Em comunicado à imprensa, a SBCP se manifestou contra o anúncio, afirmando que a prática de cirurgias plásticas, mesmo que de pequeno porte, por profissionais não qualificados é uma decisão de altíssimo risco à saúde dos pacientes, inclusive com a possibilidade de óbito.
Volney ressaltou que não se opera só uma face, se opera uma pessoa, e intercorrências além do rosto podem surgir: “Questões cardíacas e de diversas outras ordens podem aparecer, e é preciso saber manejar. Toda cirurgia possui riscos de complicações, é essencial saber solucioná-los na hora, não dá tempo chamar um médico de fora para ajudar”, crava o presidente da SBCP.
O cirurgião-plástico afirma que, para que dentistas estivessem aptos a realizar esses procedimentos, a carga horário do curso de odontologia deveria se estender e ainda seriam necessários longos anos de especialização.

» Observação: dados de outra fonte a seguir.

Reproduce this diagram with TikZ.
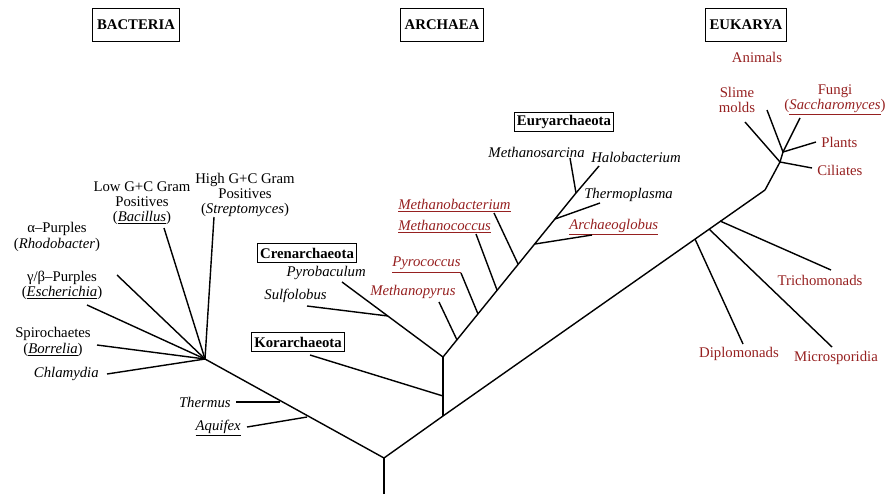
\documentclass[tikz,border=0pt]{standalone}
\usepackage{fontspec}
\setmainfont{Liberation Serif}
\definecolor{eukred}{RGB}{150,32,32}

\begin{document}
\begin{tikzpicture}[x=0.025cm,y=-0.025cm,
  every node/.style={font=\fontsize{10.5}{10.8}\selectfont, inner sep=0pt},
  domainbox/.style={draw, line width=0.6pt, font=\fontsize{10.5}{10.8}\selectfont\bfseries, inner xsep=0.11cm, minimum height=0.82cm},
  cladebox/.style={draw, line width=0.6pt, font=\fontsize{10.5}{10.8}\selectfont\bfseries, inner xsep=0.07cm, minimum height=0.48cm},
  euk/.style={text=eukred},
  every edge/.style={draw, line width=1pt}]
\useasboundingbox (0,0) rectangle (886,494);
\node[domainbox] (bacbox) at (136,25) {BACTERIA};
\node[domainbox] (arcbox) at (442,25) {ARCHAEA};
\node[domainbox] (eukbox) at (746,25) {EUKARYA};
\node[cladebox] (eury) at (564,122) {Euryarchaeota};
\node[cladebox] (cren) at (307,253) {Crenarchaeota};
\node[cladebox] (kor) at (298,342) {Korarchaeota};
\node[align=center] (lowgc) at (142,203) {Low G+C Gram\\Positives\\(\underline{\textit{Bacillus}})};
\node[align=center] (highgc) at (245,195) {High G+C Gram\\Positives\\(\textit{Streptomyces})};
\node[align=center] (alpha) at (57,237) {α–Purples\\(\textit{Rhodobacter})};
\node[align=center] (gamma) at (62,285) {γ/β–Purples\\(\underline{\textit{Escherichia}})};
\node[align=center] (spiro) at (53,342) {Spirochaetes\\(\underline{\textit{Borrelia}})};
\node[anchor=east] (chlam) at (99,374) {\textit{Chlamydia}};
\node[anchor=east] (therm) at (231,402) {\textit{Thermus}};
\node[anchor=east] (aquif) at (241,428) {\underline{\textit{Aquifex}}};
\node[anchor=east] (pyrob) at (366,273) {\textit{Pyrobaculum}};
\node[anchor=east] (sulfo) at (327,296) {\textit{Sulfolobus}};
\node[anchor=west, euk] (mpyr) at (370,292) {\textit{Methanopyrus}};
\node[anchor=west, euk] (pyroc) at (392,265) {\underline{\textit{Pyrococcus}}};
\node[anchor=west, euk] (mcocc) at (398,227) {\underline{\textit{Methanococcus}}};
\node[anchor=west, euk] (mbact) at (398,206) {\underline{\textit{Methanobacterium}}};
\node[anchor=west, euk] (arglo) at (569,227) {\underline{\textit{Archaeoglobus}}};
\node[anchor=west] (tplas) at (584,195) {\textit{Thermoplasma}};
\node[anchor=west] (halob) at (591,157) {\textit{Halobacterium}};
\node[anchor=east] (msarc) at (585,152) {\textit{Methanosarcina}};
\node[euk] (anim) at (757,57) {Animals};
\node[align=center, euk] (slime) at (737,100) {Slime\\molds};
\node[align=center, euk] (fungi) at (835,100) {Fungi\\(\underline{\textit{Saccharomyces}})};
\node[anchor=west, euk] (plant) at (821,142) {Plants};
\node[anchor=west, euk] (cilia) at (817,170) {Ciliates};
\node[euk] (trich) at (820,280) {Trichomonads};
\node[euk] (diplo) at (739,354) {Diplomonads};
\node[euk] (micro) at (836,358) {Microsporidia};
\coordinate (base) at (384,494);
\coordinate (root) at (384,458);
\coordinate (bhub) at (205,359);
\coordinate (thj) at (280,402);
\coordinate (the) at (236,402);
\coordinate (aqj) at (307,417);
\coordinate (aqe) at (247,427);
\coordinate (che) at (107,374);
\coordinate (spe) at (97,345);
\coordinate (gae) at (87,305);
\coordinate (ale) at (117,275);
\coordinate (loe) at (164,228);
\coordinate (hie) at (214,217);
\coordinate (arch) at (443,416);
\coordinate (korj) at (443,396);
\coordinate (kore) at (310,355);
\coordinate (crj) at (443,357);
\coordinate (pbe) at (342,282);
\coordinate (suj) at (388,316);
\coordinate (sue) at (307,306);
\coordinate (mpj) at (457,340);
\coordinate (mpe) at (439,302);
\coordinate (pcj) at (478,314);
\coordinate (pce) at (461,273);
\coordinate (mcj) at (497,290);
\coordinate (mce) at (476,234);
\coordinate (mbj) at (518,264);
\coordinate (mbe) at (494,213);
\coordinate (agj) at (535,244);
\coordinate (age) at (592,235);
\coordinate (tpj) at (555,219);
\coordinate (tpe) at (600,203);
\coordinate (msj) at (576,193);
\coordinate (mse) at (570,158);
\coordinate (hae) at (599,166);
\coordinate (dpj) at (695,239);
\coordinate (dpe) at (743,344);
\coordinate (mij) at (709,229);
\coordinate (mie) at (832,347);
\coordinate (trj) at (720,221);
\coordinate (tre) at (831,270);
\coordinate (ek1) at (765,190);
\coordinate (ek2) at (780,162);
\coordinate (ek3) at (783,152);
\coordinate (sme) at (745,122);
\coordinate (cie) at (812,168);
\coordinate (ane) at (767,110);
\coordinate (fue) at (800,118);
\coordinate (ple) at (816,142);
\path [] (base) edge (root);
\path [] (root) edge (bhub);
\path [] (thj) edge (the);
\path [] (aqj) edge (aqe);
\path [] (bhub) edge (che);
\path [] (bhub) edge (spe);
\path [] (bhub) edge (gae);
\path [] (bhub) edge (ale);
\path [] (bhub) edge (loe);
\path [] (bhub) edge (hie);
\path [] (root) edge (arch);
\path [] (arch) edge (crj);
\path [] (korj) edge (kore);
\path [] (crj) edge (pbe);
\path [] (suj) edge (sue);
\path [] (crj) edge (msj);
\path [] (msj) edge (hae);
\path [] (msj) edge (mse);
\path [] (mpj) edge (mpe);
\path [] (pcj) edge (pce);
\path [] (mcj) edge (mce);
\path [] (mbj) edge (mbe);
\path [] (agj) edge (age);
\path [] (tpj) edge (tpe);
\path [] (arch) edge (ek1);
\path [] (dpj) edge (dpe);
\path [] (mij) edge (mie);
\path [] (trj) edge (tre);
\path [] (ek1) edge (ek2);
\path [] (ek2) edge (ek3);
\path [] (ek2) edge (sme);
\path [] (ek2) edge (cie);
\path [] (ek3) edge (ane);
\path [] (ek3) edge (fue);
\path [] (ek3) edge (ple);
\end{tikzpicture}
\end{document}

“Me preocupa muito essa banalização da estética como se fosse algo simples. Para fazer cirurgia estética, primeiro é preciso saber reconstruir faces, fazer cirurgia reparadora. O cirurgião plástico tem uma ampla formação com reconstrução de rostos de queimados, por exemplo. Os dentistas serão treinados para isso também? A cirurgia plástica facial é muito mais complexa do que parece”, indaga o especialista.
Na nota do CFO, eles afirmaram é preciso aguardar a publicação da resolução para se ter os detalhes completos. Até lá, com certeza esse assunto ainda renderá muito pano para manga.